Again, we get to convergence but running 1 million MCMC simulations in
Metropolis mode (whole vector sampling).
This requires about 2 millions
model evaluations, but our compiled code
runs very fast... (about 90 minutes per chain on an i686 machine
clocked at 3.6 GHz). Files
PA,
PB, and
PC
were used to that effect.
After convergence, we compute a new
summary of the
marginal parameters' posterior distributions.

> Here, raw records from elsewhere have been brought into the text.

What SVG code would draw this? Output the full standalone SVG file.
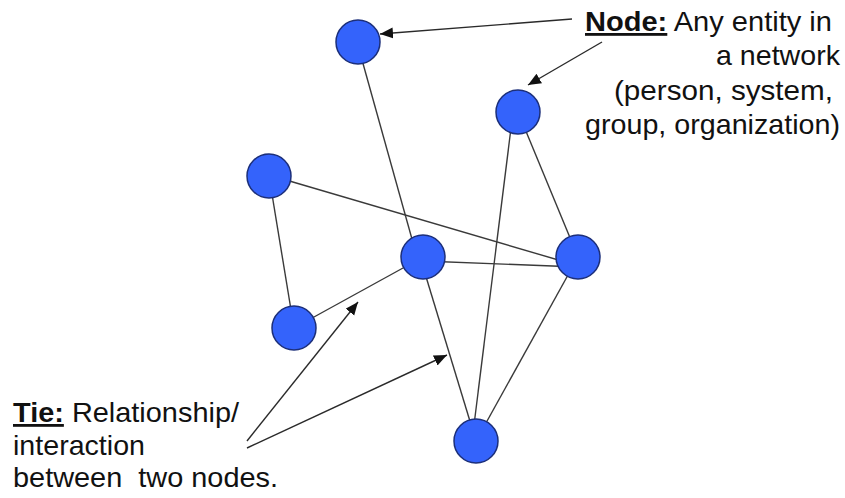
<svg xmlns="http://www.w3.org/2000/svg" width="845" height="498" viewBox="0 0 845 498">
  <style>
    .tie { stroke: #3a3a3a; stroke-width: 1.4; fill: none; }
    .pointer { stroke: #2a2a2a; stroke-width: 1.4; fill: none; marker-end: url(#head); }
    .node { fill: #3463fb; stroke: #1c2f7a; stroke-width: 1.5; }
    .label { font-family: "Liberation Sans", Arial, sans-serif; font-size: 28px; fill: #111; }
    .key { font-weight: bold; text-decoration: underline; }
  </style>
  <defs>
    <marker id="head" markerUnits="userSpaceOnUse" markerWidth="14" markerHeight="12" refX="13" refY="5.5" orient="auto">
      <path d="M0,0 L13,5.5 L0,11 z" fill="#111"/>
    </marker>
  </defs>
  <rect width="845" height="498" fill="#fff"/>

  <!-- ties between nodes -->
  <g id="connectors">
    <line class="tie" x1="357" y1="42" x2="417" y2="257"/>
    <line class="tie" x1="269" y1="176" x2="294" y2="328"/>
    <line class="tie" x1="269" y1="175" x2="572" y2="264"/>
    <line class="tie" x1="294" y1="328" x2="423" y2="257"/>
    <line class="tie" x1="423" y1="261" x2="578" y2="267"/>
    <line class="tie" x1="518" y1="112" x2="578" y2="257"/>
    <line class="tie" x1="513" y1="112" x2="472" y2="441"/>
    <line class="tie" x1="420" y1="257" x2="476" y2="441"/>
    <line class="tie" x1="578" y1="257" x2="476" y2="441"/>
    <!-- annotation pointers -->
    <line class="pointer" x1="572" y1="19" x2="380" y2="34"/>
    <line class="pointer" x1="602" y1="42" x2="528" y2="85"/>
    <line class="pointer" x1="247" y1="441" x2="358" y2="302"/>
    <line class="pointer" x1="247" y1="448" x2="447" y2="355"/>
  </g>

  <g id="node-a"><circle class="node" cx="358" cy="42" r="22"/></g>
  <g id="node-b"><circle class="node" cx="518" cy="112" r="22"/></g>
  <g id="node-c"><circle class="node" cx="269" cy="176" r="22"/></g>
  <g id="node-d"><circle class="node" cx="423" cy="257" r="22"/></g>
  <g id="node-e"><circle class="node" cx="578" cy="257" r="22"/></g>
  <g id="node-f"><circle class="node" cx="294" cy="328" r="22"/></g>
  <g id="node-g"><circle class="node" cx="476" cy="441" r="22"/></g>

  <!-- definition of a node -->
  <g id="node-caption" class="label">
    <text x="585" y="31" textLength="247" lengthAdjust="spacingAndGlyphs"><tspan class="key">Node:</tspan> Any entity in</text>
    <text x="716" y="65" textLength="124" lengthAdjust="spacingAndGlyphs">a network</text>
    <text x="614" y="100" textLength="219" lengthAdjust="spacingAndGlyphs">(person, system,</text>
    <text x="585" y="134" textLength="255" lengthAdjust="spacingAndGlyphs">group, organization)</text>
  </g>

  <!-- definition of a tie -->
  <g id="tie-caption" class="label">
    <text x="13" y="422" textLength="226" lengthAdjust="spacingAndGlyphs"><tspan class="key">Tie:</tspan> Relationship/</text>
    <text x="13" y="455" textLength="132" lengthAdjust="spacingAndGlyphs">interaction</text>
    <text x="13" y="487" textLength="265" lengthAdjust="spacingAndGlyphs" xml:space="preserve">between  two nodes.</text>
  </g>
</svg>
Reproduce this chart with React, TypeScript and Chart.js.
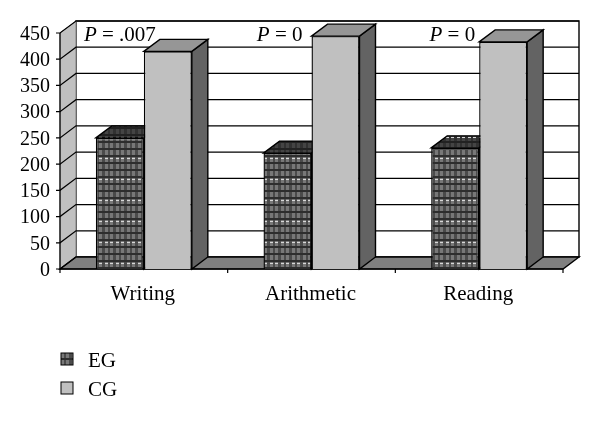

Well, everything has degraded... The model has improved, but not the
results!
The estimates of J0_Vmax and J0_Kglc at the population leve
are quite uncertain and higher than the true values:
Figure 10: Correlation between J0_Kglc and J0_Vmax values
The fact that the population estimates are quite uncertain is expected: we
have only two sub-populations to characterize the whole population and
sampling uncertainty kicks in. The increased covariance and bias is
disappointing, but think a minute: each sub-population has its own set of
paramters
estimated from one experiment at only one dose level. That will
produce a highly correlated and biased (barely bounded above) pair of
J0_Vmax and
J0_Kglc estimates for each sub-population. Two badly identified
sub-populations do not make for a superb population estimate (at least not
with
2 sub-populations only, but I suspect that the problem would persist
with one thousand sub-populations.
The conclusion here is that if genetic variability is expected across
experiments, then the new experiment needs to include several dose levels
(in essence,
the first experiment has to be redone with the yeast
population used for the second experiment). This is actually very useful
information,
all gathered in a few hours of computing, preliminary to long
and expensive real life experiments.
I hope that you enjoyed as I did the peripeties of this model analysis...